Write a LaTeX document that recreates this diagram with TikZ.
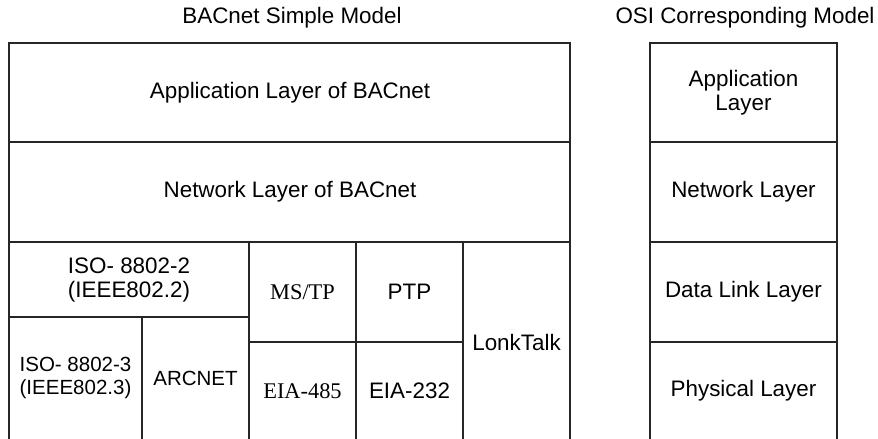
\documentclass[tikz,border=0pt]{standalone}
\usepackage{fontspec}
\setmainfont{Liberation Sans}
\newfontfamily\serifface{Liberation Serif}
\begin{document}
\begin{tikzpicture}[x=1pt,y=-1pt,
  grid/.style={line width=1.3pt,draw=black!85},
  lbl/.style={inner sep=0pt,align=center,font=\fontsize{22.4}{24.5}\selectfont},
  smlbl/.style={inner sep=0pt,align=center,font=\fontsize{20.5}{23}\selectfont},
  slbl/.style={inner sep=0pt,align=center,font=\fontsize{22.4}{24.5}\selectfont\serifface}]
\useasboundingbox (0,0) rectangle (878,439);
% titles
\node[lbl] (t1) at (292,18) {BACnet Simple Model};
\node[lbl] (t2) at (745,18) {OSI Corresponding Model};
% BACnet grid
\draw[grid] (9,439) -- (9,43) -- (570,43) -- (570,439);
\draw[grid] (9,142) -- (570,142);
\draw[grid] (9,242) -- (570,242);
\draw[grid] (9,317) -- (249,317);
\draw[grid] (142,317) -- (142,439);
\draw[grid] (249,242) -- (249,439);
\draw[grid] (249,342) -- (463,342);
\draw[grid] (356,242) -- (356,439);
\draw[grid] (463,242) -- (463,439);
% OSI grid
\draw[grid] (650,439) -- (650,43) -- (837,43) -- (837,439);
\draw[grid] (650,142) -- (837,142);
\draw[grid] (650,242) -- (837,242);
\draw[grid] (650,342) -- (837,342);
% BACnet labels
\node[lbl] (app) at (290,92.5) {Application Layer of BACnet};
\node[lbl] (net) at (290,192) {Network Layer of BACnet};
\node[lbl] (iso2) at (129,280) {ISO- 8802-2\\(IEEE802.2)};
\node[smlbl] (iso3) at (75.5,378) {ISO- 8802-3\\(IEEE802.3)};
\node[smlbl] (arc) at (195.5,378) {ARCNET};
\node[slbl] (mstp) at (302.5,292) {MS/TP};
\node[lbl] (ptp) at (409.5,292) {PTP};
\node[slbl] (eia485) at (302.5,391) {EIA-485};
\node[lbl] (eia232) at (409.5,391) {EIA-232};
\node[lbl] (lonk) at (516.5,342) {LonkTalk};
% OSI labels
\node[lbl] (oapp) at (743.5,92.5) {Application\\Layer};
\node[lbl] (onet) at (743.5,192) {Network Layer};
\node[lbl] (odl) at (743.5,292) {Data Link Layer};
\node[lbl] (ophy) at (743.5,391) {Physical Layer};
\end{tikzpicture}
\end{document}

══════════════════════════════

**PROBLEM REQUIREMENTS:** Reproduce all of the data exactly, omitting each picture it holds.

**SOLUTION FOR THIS PROBLEM:**
Write a LaTeX document that recreates this diagram with TikZ.
\documentclass[tikz,border=0pt]{standalone}
\usepackage{fontspec}
\setmainfont{Liberation Sans}
\newfontfamily\serifface{Liberation Serif}
\begin{document}
\begin{tikzpicture}[x=1pt,y=-1pt,
  grid/.style={line width=1.3pt,draw=black!85},
  lbl/.style={inner sep=0pt,align=center,font=\fontsize{22.4}{24.5}\selectfont},
  smlbl/.style={inner sep=0pt,align=center,font=\fontsize{20.5}{23}\selectfont},
  slbl/.style={inner sep=0pt,align=center,font=\fontsize{22.4}{24.5}\selectfont\serifface}]
\useasboundingbox (0,0) rectangle (878,439);
% titles
\node[lbl] (t1) at (292,18) {BACnet Simple Model};
\node[lbl] (t2) at (745,18) {OSI Corresponding Model};
% BACnet grid
\draw[grid] (9,439) -- (9,43) -- (570,43) -- (570,439);
\draw[grid] (9,142) -- (570,142);
\draw[grid] (9,242) -- (570,242);
\draw[grid] (9,317) -- (249,317);
\draw[grid] (142,317) -- (142,439);
\draw[grid] (249,242) -- (249,439);
\draw[grid] (249,342) -- (463,342);
\draw[grid] (356,242) -- (356,439);
\draw[grid] (463,242) -- (463,439);
% OSI grid
\draw[grid] (650,439) -- (650,43) -- (837,43) -- (837,439);
\draw[grid] (650,142) -- (837,142);
\draw[grid] (650,242) -- (837,242);
\draw[grid] (650,342) -- (837,342);
% BACnet labels
\node[lbl] (app) at (290,92.5) {Application Layer of BACnet};
\node[lbl] (net) at (290,192) {Network Layer of BACnet};
\node[lbl] (iso2) at (129,280) {ISO- 8802-2\\(IEEE802.2)};
\node[smlbl] (iso3) at (75.5,378) {ISO- 8802-3\\(IEEE802.3)};
\node[smlbl] (arc) at (195.5,378) {ARCNET};
\node[slbl] (mstp) at (302.5,292) {MS/TP};
\node[lbl] (ptp) at (409.5,292) {PTP};
\node[slbl] (eia485) at (302.5,391) {EIA-485};
\node[lbl] (eia232) at (409.5,391) {EIA-232};
\node[lbl] (lonk) at (516.5,342) {LonkTalk};
% OSI labels
\node[lbl] (oapp) at (743.5,92.5) {Application\\Layer};
\node[lbl] (onet) at (743.5,192) {Network Layer};
\node[lbl] (odl) at (743.5,292) {Data Link Layer};
\node[lbl] (ophy) at (743.5,391) {Physical Layer};
\end{tikzpicture}
\end{document}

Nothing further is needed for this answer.